Rebuilding Chroma DB¶
Rebuilding a Collection¶
Here are several reasons you might want to rebuild a collection:
- Your metadata or binary index is corrupted or even deleted
- Optimize performance of HNSW index after a large number of updates
WAL Consistency and Backups
Before you proceed, make sure to backup your data. Secondly make sure that your WAL contains all the data to allow the proper rebuilding of the collection. For instance, after v0.4.22 you should not have run optimizations or WAL cleanup.
IMPORTANT
Only do this on a stopped Chroma instance.
Find the UUID of the target binary index directory to remove.

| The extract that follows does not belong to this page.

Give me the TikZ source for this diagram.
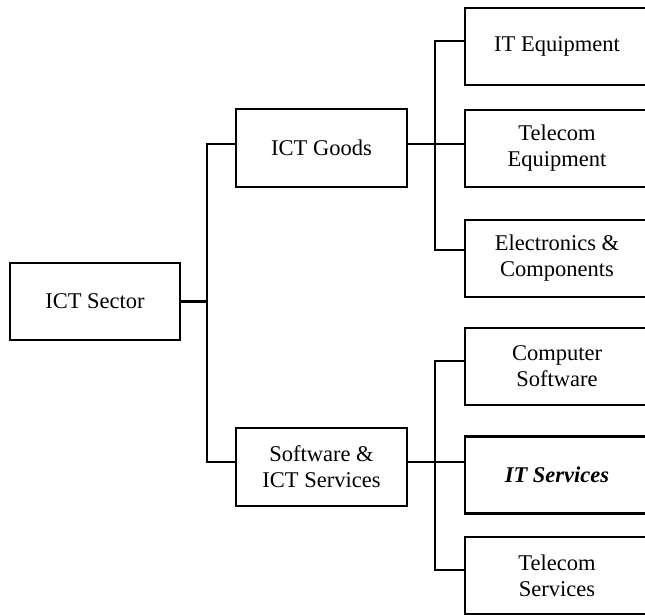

Typically, the binary index directory is located in the
persistent directory and is named after the collection vector segment (in segments
table). You can find the UUID by
running the following SQL query:
sqlite3 /path/to/db/chroma.sqlite3 "select s.id, c.name from segments s join collections c on s.collection=c.id where s.scope='VECTOR';"
The above should print UUID dir and collection names.
Once you remove/rename the UUID dir, restart Chroma and query your collection like so:
import chromadb
client = chromadb.HttpClient() # Adjust as per your client
res = client.get_collection("my_collection").get(limit=1,include=['embeddings'])
Chroma will recreate your collection from the WAL.
Rebuilding the collection
Depending on how large your collection is, this process can take a while.